Q: And with, I mean, what’s fascinating to me reading the Church Committee reports, is how dangerous these covert activities were, the domestic activities, to our democracy, as you say, that the foreign activities to our foreign relations. And yet, we seem to be involved at another time where the intelligence agencies are heavily involved in covert activities, both domestically and abroad, without recognizing those dangers. Are you an optimist about how we can re-establish democratic control?

SCHWARZ: Well, you know, my nature is, in the long run, to be an optimist. Maybe that’s a mistake, but how else can one go on if you’re not?

Q: Right. So, you think we’ll figure out ways to reestablish…?

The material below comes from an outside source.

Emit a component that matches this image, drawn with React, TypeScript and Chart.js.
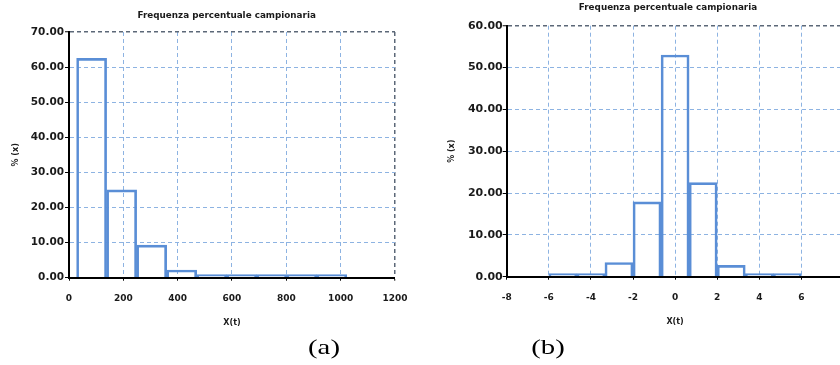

SCHWARZ: Yeah, and also, if we had another major attack, we would face, you know, things that we haven’t even yet faced. If we have less major attacks, we live with them. I mean, they’re horrible… The Boston massacre, absolutely horrible. But, we’re handling it through law enforcement and so forth. But in the absence of some weapon of mass destruction successful attack, I think the passage of time helps. And it brings the natural inclination of the people in Congress to say, “No, we don’t want to, it’s not American to do those kinds of things.” Whatever, you know, whatever we’re talking about.

Q: Right.

SCHWARZ: But I think the reaction to the Snowden revelations, you know, it’s not clear exactly how the law will be changed. But I think it will be better, and I think the debate is now about the details of what should be done rather than about, “Well, that should’ve been secret in the first place.”

Q: Right.

SCHWARZ: And I think that’s a big plus, too.

Q: Great. Alright, well, thanks very much, Fritz.

SCHWARZ: Okay.

Q: Thank you very much, it was terrific.